Jump to Main Content
Improving agricultural water use efficiency with biochar – A synthesis of biochar effects on water storage and fluxes across scales
- Fischer, Benjamin M.C., Manzoni, Stefano, Morillas, Laura, Garcia, Monica, Johnson, Mark S., Lyon, Steve W.
- The Science of the total environment 2019 v.657 pp. 853-862
- biochar, climatic factors, crop yield, evapotranspiration, models, observational studies, plant available water, soil water balance, soil water retention, supply balance, water holding capacity, water storage, water supply, water use efficiency
- There is an urgent need to develop agricultural methods that balance water supply and demand while at the same time improve resilience to climate variability. A promising instrument to address this need is biochar – a charcoal made from pyrolyzed organic material. However, it is often unclear how, if at all, biochar improves soil water availability, plant water consumption rates and crop yields. To address this question, we synthesized literature-derived observational data and evaluated the effects of biochar on evapotranspiration using a minimal soil water balance model. Results from the model were interpreted in the Budyko framework to assess how climatic conditions mediate the impacts of biochar on water fluxes. Our analysis of literature-derived observational data showed that while biochar addition generally increases the soil water holding capacity, it can have variable impacts on soil water retention relative to control conditions.
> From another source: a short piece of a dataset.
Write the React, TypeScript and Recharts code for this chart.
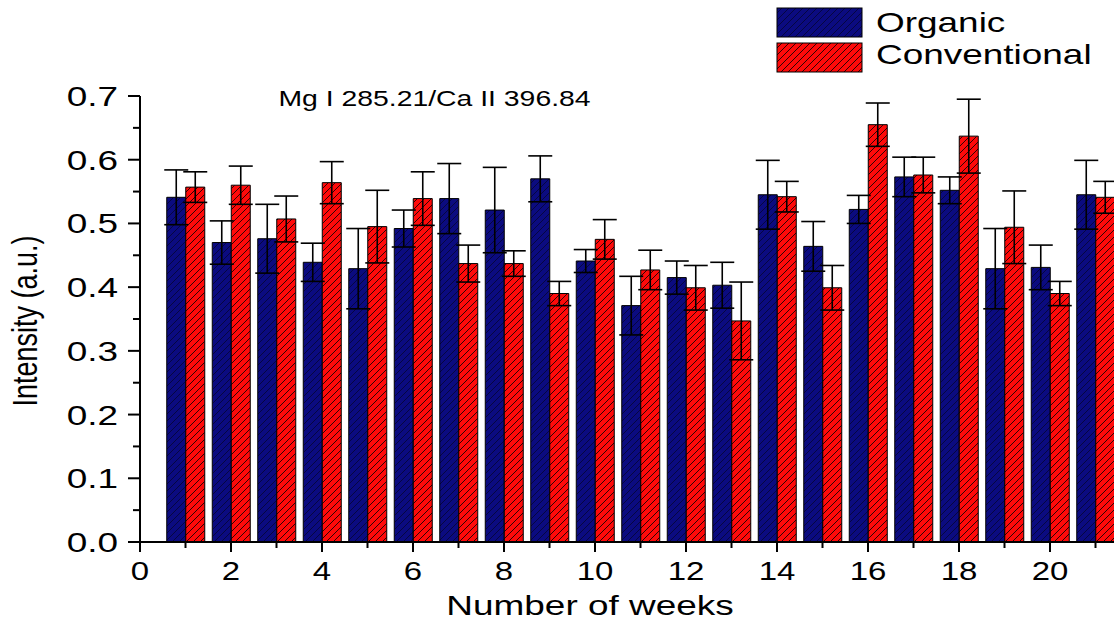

Our modelling demonstrated that biochar increases long-term evapotranspiration rates, and therefore plant water availability, by increasing soil water retention capacity – especially in water-limited regions. Biochar amendments generally increased crop yields (75% of the compiled studies) and, in several cases (35% of the compiled studies), biochar amendments simultaneously increased crop yield and water use efficiencies. Hence, while biochar amendments are promising, the potential for variable impact highlights the need for targeted research on how biochar affects the soil-plant-water cycle.